On the second question respondent has met the burden of proof imposed upon him by Internal Revenue Code, section 1119 (a). Phillips v. Commissioner, supra. It is shown that property of the taxpayer was transferred to petitioner, and that thereupon the taxpayer, having liabilities and no assets, was insolvent; and the value of the property received likewise appears. Edward H. Garcin, 22 B. T. A. 1027, remanded pursuant to stipulation of parties (C. C. A., 4th Cir.), 79 Fed. (2d) 993. In that posture of the case the burden of going forward devolves upon the transferee to prove such circumstances as it claims - will relieve it of the liability, Edward H. Garcin, supra, such, for example, as a payment of the tax on behalf of the transferor or a discharge by payment of the transferor’s creditors. See 9 Mertens, Law of Federal Income Taxation, 541. Even the latter can not be shown except by evidence that the debts of the transferor which the transferee has paid are of a priority character. C. A. Hutton, 21 B. T. A. 101; affd. (C. C. A., 9th Cir.), 59 Fed. (2d) 66.

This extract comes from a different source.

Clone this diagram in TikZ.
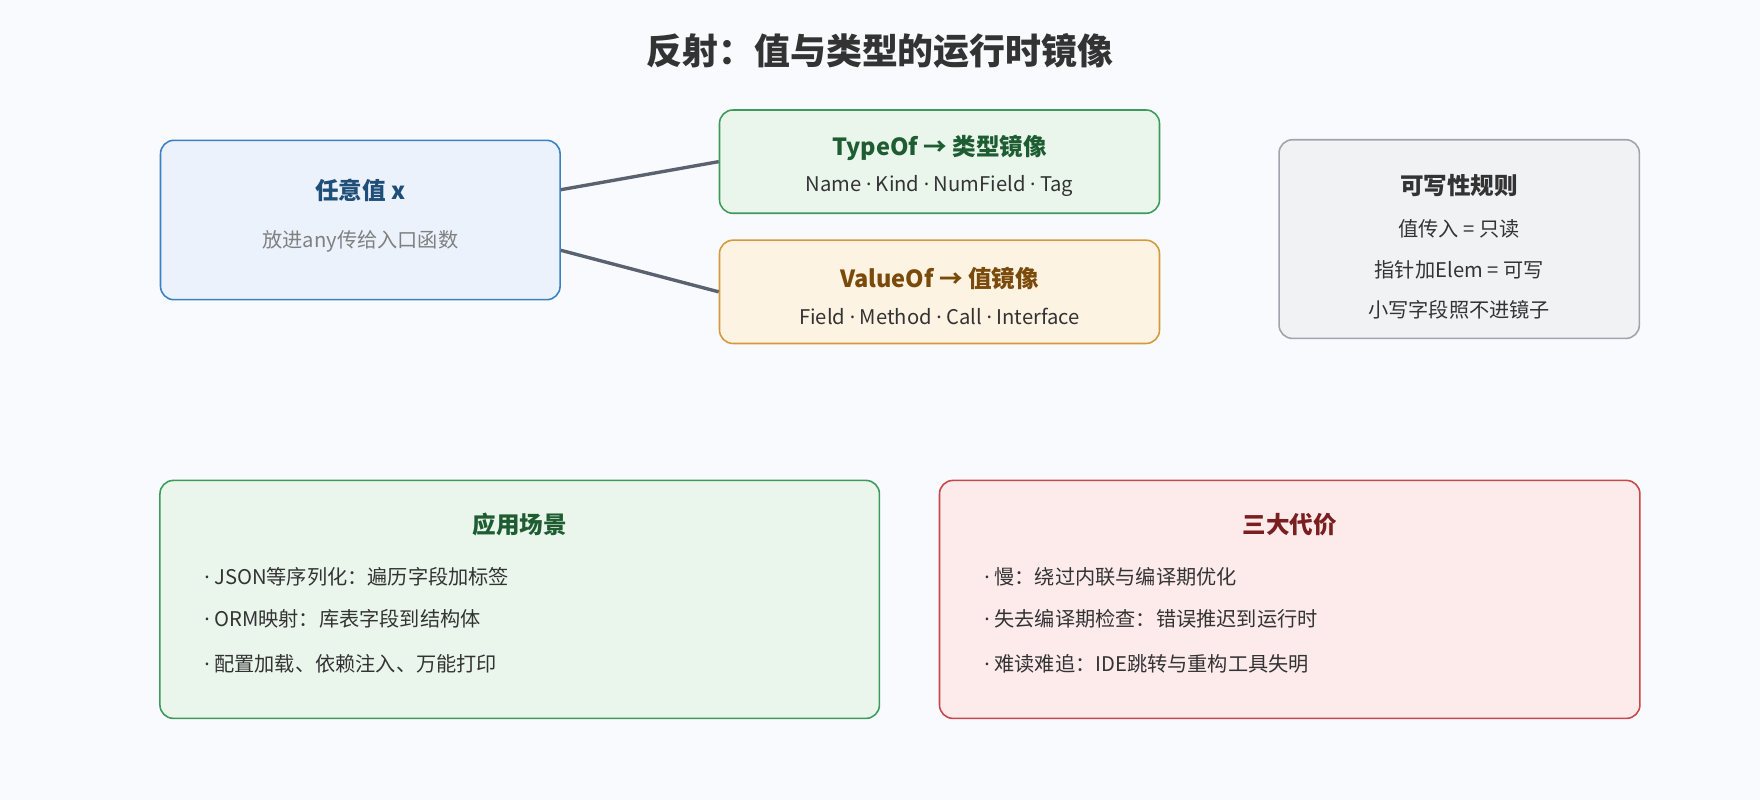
\documentclass[tikz,border=0pt]{standalone}
\usepackage{fontspec}
\setmainfont{Noto Sans CJK SC}
\newfontfamily\latinfont{Noto Sans}
\newcommand{\dt}{{\latinfont ·}}
\usetikzlibrary{positioning}
\definecolor{bg}{HTML}{F8FAFD}
\definecolor{blueF}{HTML}{EBF2FB}\definecolor{blueD}{HTML}{3B7FC4}\definecolor{blueT}{HTML}{1F4E79}
\definecolor{greenF}{HTML}{EAF6EC}\definecolor{greenD}{HTML}{3C9A5A}\definecolor{greenT}{HTML}{1E5C32}
\definecolor{orangeF}{HTML}{FDF3E3}\definecolor{orangeD}{HTML}{D39A3C}\definecolor{orangeT}{HTML}{7A4A0A}
\definecolor{grayF}{HTML}{F1F2F4}\definecolor{grayD}{HTML}{A0A4AC}
\definecolor{redF}{HTML}{FDEBEC}\definecolor{redD}{HTML}{C8474A}\definecolor{redT}{HTML}{7A1F1F}
\definecolor{txt}{HTML}{333333}\definecolor{link}{HTML}{5A6270}
\begin{document}
\begin{tikzpicture}[x=0.5pt,y=-0.5pt]
			\tikzstyle{Box}		= [rectangle, rounded corners=6pt, line width=0.7pt, inner sep=0pt]
			\tikzstyle{Head}	= [font=\bfseries\fontsize{10.5}{12}\selectfont]
			\tikzstyle{Line}	= [font=\fontsize{9}{11}\selectfont, text=txt]
			\tikzstyle{Item}	= [Line, anchor=west]
			\tikzstyle{Link}	= [draw=link, line width=1.5pt]

			\fill [bg] (0,0) rectangle (1568,713);
			\node (title) at (784, 45) [font=\bfseries\fontsize{16}{19}\selectfont, text=txt] {反射：值与类型的运行时镜像};

			\node (x) at (321, 196) [Box, fill=blueF, draw=blueD, minimum width=178pt, minimum height=71pt] {};
			\node (xh) at (321, 170) [Head, text=blueT] {任意值 x};
			\node (xs) at (321, 215) [Line, text=gray] {放进any传给入口函数};

			\node (t) at (837, 144) [Box, fill=greenF, draw=greenD, minimum width=196pt, minimum height=46pt] {};
			\node (th) at (837, 132) [Head, text=greenT] {TypeOf → 类型镜像};
			\node (ts) at (837, 166) [Line] {Name \dt{} Kind \dt{} NumField \dt{} Tag};

			\node (v) at (837, 260) [Box, fill=orangeF, draw=orangeD, minimum width=196pt, minimum height=46pt] {};
			\node (vh) at (837, 248) [Head, text=orangeT] {ValueOf → 值镜像};
			\node (vs) at (837, 282) [Line] {Field \dt{} Method \dt{} Call \dt{} Interface};

			\node (r) at (1300, 213) [Box, fill=grayF, draw=grayD, minimum width=160.5pt, minimum height=88.5pt] {};
			\node (rh) at (1300, 165) [Head, text=txt] {可写性规则};
			\node (r1) at (1300, 204) [Line] {值传入 = 只读};
			\node (r2) at (1300, 240) [Line] {指针加Elem = 可写};
			\node (r3) at (1300, 276) [Line] {小写字段照不进镜子};

			\node (app) at (463, 534) [Box, fill=greenF, draw=greenD, minimum width=320.5pt, minimum height=106pt] {};
			\node (apph) at (463, 467) [Head, text=greenT] {应用场景};
			\node (app1) at (175, 514) [Item] {\dt{} JSON等序列化：遍历字段加标签};
			\node (app2) at (175, 551) [Item] {\dt{} ORM映射：库表字段到结构体};
			\node (app3) at (175, 591) [Item] {\dt{} 配置加载、依赖注入、万能打印};

			\node (cost) at (1149, 534) [Box, fill=redF, draw=redD, minimum width=312pt, minimum height=106pt] {};
			\node (costh) at (1149, 467) [Head, text=redT] {三大代价};
			\node (cost1) at (870, 514) [Item] {\dt{} 慢：绕过内联与编译期优化};
			\node (cost2) at (870, 551) [Item] {\dt{} 失去编译期检查：错误推迟到运行时};
			\node (cost3) at (870, 591) [Item] {\dt{} 难读难追：IDE跳转与重构工具失明};

			\draw [Link] ([yshift=13.5pt]x.east) to (t.west);
			\draw [Link] ([yshift=-13.5pt]x.east) to (v.west);
\end{tikzpicture}
\end{document}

Of all the payments relied upon, the only one as to which there is even a possibility that petitioner has thus discharged its burden is the payment of the social security taxes, which, being of equal dignity with those in issue, may perhaps be said to furnish a defense. With respect to all of the balance, the petitioner is liable as a transferee.
Such cases as Jessie Smith, Executrix, 24 B. T. A. 807, and Union, Guardian Trust Co., 41 B. T. A. 1306, are not to the contrary. Therq-may be a priority over Federal taxes due by an estate in favor of certain other claims against the estate itself. Even that assumption depends upon the scope of local law, which in the case of Tennessee is highly questionable. See Lyon v. Lyon, 1 Tenn. Ch. 225. But here the estate never acquired full title to the property, at least in equity, see Updike v. United States (C. C. A., 8th Cir.), 8 Fed. (2d) 913; certiorari denied, 271 U. S. 651, and the estate’s liability is not for a tax, but to make good the value of assets taken by it and to which it was not entitled. See Edward Michael, 22 B. T. A. 639; affd. (C. C. A., 2d Cir.), 75 Fed. (2d) 966; certiorari denied, 296 U. S. 579. The value of the property received after deducting the social security taxes being greatly in excess of the income and excess profits taxes sought to be collected from petitioner, respondent’s determination was warranted and should be sustained.
Reviewed by the Court.
Decision will be entered for the respondent.
Sec. 3467. Liability of Fiduciary.
Every executor, administrator, or assignee, or other person, who pays, in whole or In part, any debt due by the person or estate for whom or for which he acts before he satisfies and pays the debts due to the United States from such person or estate, shall become answerable in his own person and estate to the extent of such payments for the debts ap. due to the United States, or for so much thereof, as may remain due and unpaid.